E esta semana me vi (continuo minha fala) como ‘bandido de vermelho’. Porque um certo candidato aí disse no discurso de domingo que fará uma ‘faxina muito mais ampla’ onde os ‘marginais de vermelho serão banidos de nossa pátria’. Na opinião desse sujeito, deve permanecer no Brasil apenas os ‘verdadeiros brasileiros’. Ele deixa claro que esses ‘marginais de vermelho’ são aqueles que se opõem às suas ideias e discurso e, portanto, em muitos casos, forçados a votar no candidato concorrente mesmo alimentando um sentimento anti-petismo disseminado pela mídia. Como, em parte, é o meu caso.
Ouvindo essas coisas, olho para minha esposa e meus filhos e choro por dentro. Não externalizo o choro porque - e aí o pessoal tem razão, existe uma ideologia de gênero e fui criado nela...”
Neste exato momento minha aula é interrompida por uma aluna do curso de direito, da mesma instituição. Ela bate à porta e, com a porta entreaberta, coloca a cabeça para dentro da sala.... da mesma forma que fazem(os) quando entram(os) no banheiro e não verificamos se tem ou não papel higiênico, depois de realizado o trabalho, vê que não tem, entreabre a porta, coloca a cabeça para fora e pede ‘socorro’... e diz:
- “Professor, com licença, boa noite, posso dar um recado para a turma?”.

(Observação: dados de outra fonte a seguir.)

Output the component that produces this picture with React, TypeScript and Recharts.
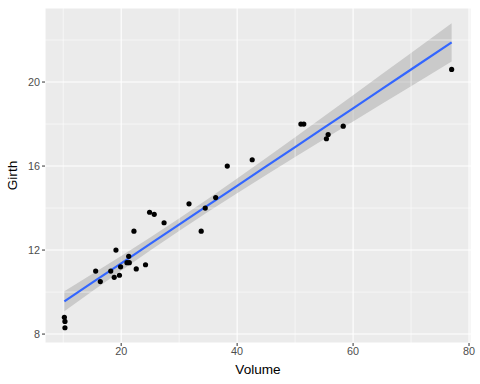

- “Claro! - respondi - Entre.
Em sua fala, se identificou como aluna do curso de direito e que estava cansada e sabia que todas da sala também estavam, não é nada fácil, trabalhar o dia inteiro e ainda estudar à noite. Disse o nome (perdoem-me, mas não me lembro, estava querendo saber onde ela queria chegar com tudo aquilo, e acabei não dando atenção ao seu nome e o de sua mãe), qual período cursava, falou que sua mãe é uma religiosa muito conhecida no município, (e eu pensando, onde ela quer chegar? Qual recado vai dar?) e por fim disse: “sou lésbica e quero saber se vocês podem me dar um abraço”.
Muitas alunas, e eu inclusive, a abraçamos, ela agradeceu e saiu.
Fiquei atônito.
“Professor, foi você que combinou isso? Faz parte da sua aula?”
Eu, chorando por dentro (ainda sem saber o porquê) disse que não e foi uma coincidência incrível. E não mesmo. Não sei quem é a pessoa, nem o que a motivou fazer tal coisa. “Talvez ela volta e explica, deve ser um tipo de experimento social, vi um vídeo de um rapaz que foi expulso de casa, porque ele era homossexual, e esva na rua com um cartaz pedindo um abraço” - disse uma aluna. “Depois vocês me contam o que foi isso” - disse para retomar minha fala.
“Falava sobre identidade de gênero. Então, quando ouvi aquele discurso chorei por dentro, não externalizei porque um homem chorar demonstra fraqueza, chorar é sinônimo de fraqueza, isso é coisa de mulher! - um alvoroço se instaura.
- “Como assim professor?”.
- “Sério que você disse isso?”.
“Calma. Vão me dizer que vocês nunca ouviram isso? Quando um menino chora o que dizem para ele? - ‘homem não chora! Tá parecendo uma menina!’ e outras variações. - algumas alunas trouxeram outros exemplos de que ouviam, neste mesmo contexto. - então - perguntei - isso não é ideologia de gênero?
Notem, eu me vi como um “bandido de vermelho” que, por não concordar e me opor ao discurso do dito candidato, tenho/terei apenas dois destinos, não só eu, mas eu e minha família: ou ir para fora do país ou ‘para a cadeia’”.
Continuei a aula questionando sobre o que é cultura. Pedi para que uma das alunas lesse um parágrafo de um dos textos que trabalharemos nas próximas aulas sobre o conceito dado pela autora sobre o que é cultura. ‘cultura é a estrutura daquilo que é chamado de hegemonia, que molda os sujeitos humanos às necessidades de um tipo de sociedade politicamente organizada[...]’. Hegemonia vem do grego hegemon, que significa líder, guia ou quem dita as regras. Encerro a aula dizendo:
“Nossas opiniões são pautadas na cultura em que somos criados e esta é a estrutura de uma hegemonia. Qual é o líder e quais são as regras que regem sua opinião?”
Eu escolhi o amor. mas ele também não é um princípio muito sólido, pois em nome do amor cristão muitas atrocidades foram realizadas, a história não nos deixa esquecer, a não ser que você siga o líder que diz: “deixe a história pra lá!”.
Então escolho os livros e a democracia, para poder sempre ter condições de me opor. E você dirá, encerrando o assunto: ‘essa é sua opinião’. Então, que seja.